Osman Ağa’nın Karadenizli gönülleri milli kıyafetleri ile gelmişlerdi Süngüleri yoktu. Süngü yerine bellerinde eğri bıçaklar vardı. Hatırıma derhal o Karadeniz bıçakları geldi. Hemen, Osman Ağa’nın askerleri bellerindeki bıçaklarla düşman üzerine atılıp, eski mevzilerine tard edeceklerdir.” Emrini verdim. Eğri bıçaklarıyla düşmana saldıran bu yiğit çocuklar Yunanlıları eski mevzilerine atmağa muvaffak oldular. Fakat yüzde altmış kayıp verdiler. (Damar Arıkoğlu, Yakın Tarihimiz, s.259–260,İst.1961).
Görele’nin Kurtuluşu, kendi çapında bir olay olmaktan öte Dünya Düzenin mikro bir parçasıdır ve Görele’yi anladığımız oranda Dünya’yı; Dünya’yı anladığımız oranda da Görele’yi anlamamız mümkündür. Görele’de ne kadar huzur ve güven varsa, Dünya ölçeğinde de o kadardır. Bir zamanlar Karadeniz’de gönüllerince fink atanlar her ne kadar kuyruğunu kıstırıp gitmişlerse de, şimdilerde değişik adlardaki gizli ve açık (başta özelleştirme adı altında) planlarla tekrar geri dönüş yollarını zorlamaktadırlar.
Bir avuç azınlık, ulusal ve evrensel boyuttaki insanlığın ortak mirasına ve ortak geleceğine el koyma sevdasındadır.

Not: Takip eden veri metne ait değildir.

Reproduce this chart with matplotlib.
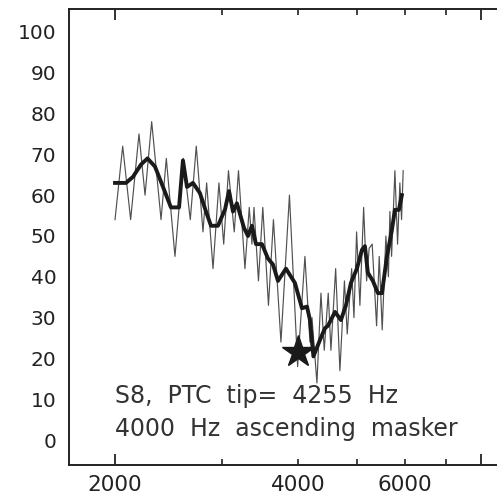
import matplotlib
matplotlib.use("Agg")
import matplotlib.pyplot as plt
from matplotlib.ticker import FixedLocator, NullFormatter

# Raw (thin) masker-level track
raw_freq = [2000, 2059, 2122, 2190, 2241, 2298, 2381, 2429, 2510, 2590, 2660, 2721,
            2791, 2830, 2899, 2965, 3019, 3074, 3142, 3193, 3272, 3326, 3360, 3386,
            3444, 3501, 3577, 3645, 3750, 3873, 3995, 4107, 4186, 4218, 4298, 4364,
            4419, 4486, 4532, 4614, 4689, 4770, 4821, 4902, 4945, 4995, 5058, 5130,
            5188, 5239, 5299, 5388, 5442, 5504, 5581, 5635, 5667, 5703, 5775, 5834,
            5885, 5923, 5959]
raw_level = [54, 72, 54, 75, 60, 78, 54, 69, 45, 69, 54, 72,
             51, 63, 42, 63, 48, 66, 51, 66, 42, 57, 48, 57,
             39, 57, 33, 54, 24, 60, 18, 45, 24, 30, 14, 36,
             22, 36, 22, 42, 17, 39, 26, 42, 30, 51, 33, 57,
             39, 47, 48, 28, 45, 27, 50, 40, 56, 45, 66, 48,
             63, 54, 66]

# Smoothed (thick) track
smooth_freq = [2000, 2085, 2141, 2207, 2262, 2327, 2399, 2472, 2549, 2587, 2627, 2687,
               2759, 2823, 2877, 2954, 3034, 3080, 3127, 3174, 3260, 3310, 3360, 3412,
               3490, 3570, 3639, 3708, 3822, 3954, 4061, 4139, 4186, 4241, 4347, 4430,
               4481, 4602, 4707, 4797, 4889, 5001, 5097, 5155, 5213, 5313, 5415, 5499,
               5603, 5710, 5775, 5863, 5930]
smooth_level = [63, 63, 64.5, 67.5, 69, 67, 62, 57, 57, 68.5, 62, 63,
                60.5, 56, 52.5, 52.5, 56.5, 61, 56, 58, 52, 50, 52.5, 48,
                48, 44.5, 43, 39, 42, 38.5, 32.3, 32.7, 29.4, 20.5, 24.5, 27.4,
                28, 31.4, 29.4, 33, 38.5, 42, 46.6, 47.5, 41, 39, 36, 36,
                45, 51.5, 56.4, 56.4, 60]

probe_freq = [4000]
probe_level = [21.6]

y_ticks = list(range(0, 101, 10))
y_long_ticks = list(range(0, 101, 20))
x_long_ticks = [2000, 8000]
x_short_ticks = [3000, 4000, 5000, 6000, 7000]
x_labels = ["2000", "4000", "6000"]
x_label_pos = [2000, 4000, 6000]

line1 = "S8,  PTC  tip=  4255  Hz"
line2 = "4000  Hz  ascending  masker"

W, H = 497, 498
fig = plt.figure(figsize=(W / 100, H / 100), dpi=100)
ax = fig.add_axes([69 / W, 33 / H, (500 - 69) / W, (465 - 9) / H])

ax.plot(raw_freq, raw_level, color="#505050", lw=0.85, zorder=2)
ax.plot(smooth_freq, smooth_level, color="#1a1a1a", lw=2.8, zorder=3,
        solid_joinstyle="round")
ax.plot(probe_freq, probe_level, marker="*", color="#1a1a1a", markersize=24,
        linestyle="none", zorder=4)

ax.set_xscale("log")
ax.set_xlim(1680, 8600)
ax.set_ylim(-6.1, 105.6)

# y axis
ax.yaxis.set_major_locator(FixedLocator(y_ticks))
ax.yaxis.set_minor_locator(FixedLocator(y_long_ticks))
ax.yaxis.set_minor_formatter(NullFormatter())
ax.tick_params(axis="y", which="major", length=0, pad=9, labelsize=14.5,
               labelcolor="#222222")
ax.tick_params(axis="y", which="minor", length=10, width=1.3, direction="in",
               color="#222222")

# x axis
ax.xaxis.set_major_locator(FixedLocator(x_long_ticks))
ax.xaxis.set_minor_locator(FixedLocator(x_short_ticks))
ax.xaxis.set_major_formatter(NullFormatter())
ax.xaxis.set_minor_formatter(NullFormatter())
ax.tick_params(axis="x", which="major", length=8, width=1.3, direction="in",
               top=True, color="#222222")
ax.tick_params(axis="x", which="minor", length=4, width=1.2, direction="in",
               top=True, color="#222222")
for xp, lab in zip(x_label_pos, x_labels):
    ax.text(xp, -0.022, lab, transform=ax.get_xaxis_transform(), ha="center",
            va="top", fontsize=15.5, color="#222222")

for s in ax.spines.values():
    s.set_linewidth(1.4)
    s.set_color("#222222")

ax.text(2000, 10.8, line1, fontsize=17, color="#333333", ha="left", va="center")
ax.text(2000, 2.6, line2, fontsize=17, color="#333333", ha="left", va="center")

fig.savefig("out.png", dpi=100)
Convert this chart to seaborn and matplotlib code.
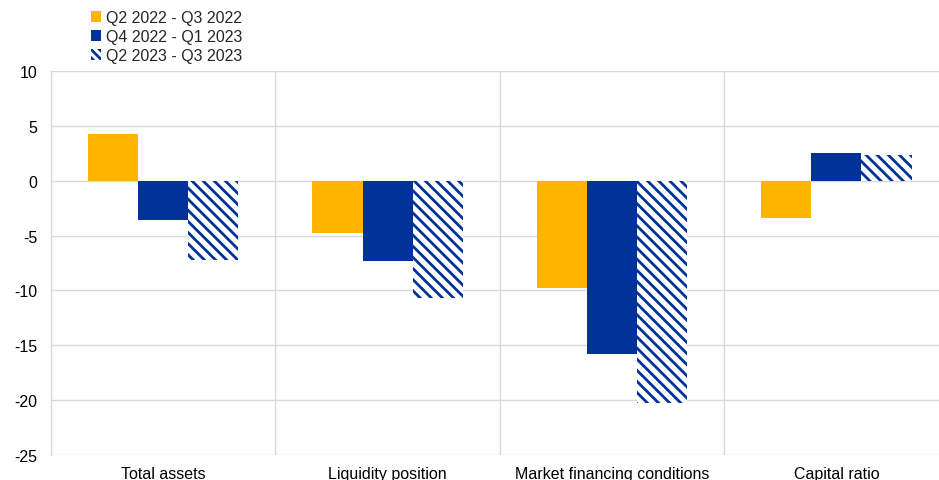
import pandas as pd
import seaborn as sns
import matplotlib.pyplot as plt
from matplotlib.patches import Patch

# Data
categories = ["Total assets", "Liquidity position", "Market financing conditions", "Capital ratio"]
periods = ["Q2 2022 - Q3 2022", "Q4 2022 - Q1 2023", "Q2 2023 - Q3 2023"]
q2_22_q3_22 = [4.3, -4.8, -9.8, -3.4]
q4_22_q1_23 = [-3.6, -7.3, -15.8, 2.5]
q2_23_q3_23 = [-7.2, -10.7, -20.3, 2.3]

orange = "#FFB400"
blue = "#003299"
grid_col = "#d9d9d9"

data = pd.DataFrame({
    "category": categories * 3,
    "period": [periods[0]] * 4 + [periods[1]] * 4 + [periods[2]] * 4,
    "value": q2_22_q3_22 + q4_22_q1_23 + q2_23_q3_23,
})

sns.set_style("white")
plt.rcParams["font.family"] = ["Liberation Sans", "DejaVu Sans"]
plt.rcParams["hatch.linewidth"] = 2.0
plt.rcParams["axes.unicode_minus"] = False

fig = plt.figure(figsize=(9.39, 4.81), dpi=100)
ax = fig.add_axes([51 / 939, 25 / 481, 897.6 / 939, 384 / 481])

sns.barplot(data=data, x="category", y="value", hue="period",
            palette=[orange, blue, "white"], width=0.67, ax=ax,
            saturation=1, legend=False, zorder=3)

# hatched third series
for bar in ax.containers[2]:
    bar.set_hatch("\\\\\\")
    bar.set_edgecolor(blue)
    bar.set_linewidth(0)
for bar in list(ax.containers[0]) + list(ax.containers[1]):
    bar.set_linewidth(0)

ax.set_ylim(-25, 10)
ax.set_yticks(range(-25, 11, 5))
ax.set_xlim(-0.5, 3.5)
ax.yaxis.grid(True, color=grid_col, linewidth=1, zorder=0)
for x in [0.5, 1.5, 2.5]:
    ax.axvline(x, color=grid_col, linewidth=1, zorder=0)

for s in ["top", "right", "bottom"]:
    ax.spines[s].set_visible(False)
ax.spines["left"].set_color(grid_col)
ax.spines["left"].set_linewidth(1)

ax.tick_params(axis="both", length=0, labelsize=11.5, colors="black")
ax.tick_params(axis="y", pad=10)
ax.tick_params(axis="x", pad=8)
ax.set_xlabel("")
ax.set_ylabel("")

handles = [
    Patch(facecolor=orange, edgecolor="none"),
    Patch(facecolor=blue, edgecolor="none"),
    Patch(facecolor="white", edgecolor=blue, hatch="\\\\\\\\", linewidth=0),
]
fig.legend(handles, periods, loc="upper left", bbox_to_anchor=(80 / 939, 1.0),
           frameon=False, fontsize=11.5, handlelength=0.6, handleheight=0.6,
           handletextpad=0.3, labelspacing=0.25, borderaxespad=0.3)

fig.savefig("out.png", dpi=100)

Milyarlarca insanın da bu azgın ve insafsız iştihayı bastırmak uğraşı devredilemez, ertelenemez asli görevi olmalıdır. 13 Şubatlar bir yanıyla sonuçtur, o noktaya gelininceye kadar geçenlerin bitişini anlatması bakımından. Öte yandan sebeptir, geleceğe dönük etkileri ve görünmeyen yüzüyle.
Ve 13 Şubatlar hamasi nutuklarla geçiştirilemeyecek önemdedirler.
Göreleli geçmiş kara günleri unutmadıkça, yaşadıkça sevgi ve saygıyı, Dünya’ya da yayacaktır. 13 Şubat’ın birlik ruhunu her an diri tutabilirsek, savaşsız ve sömürüsüz bir dünya yolculuğunda başaramayacağımız iş, aşamayacağımız engel yoktur.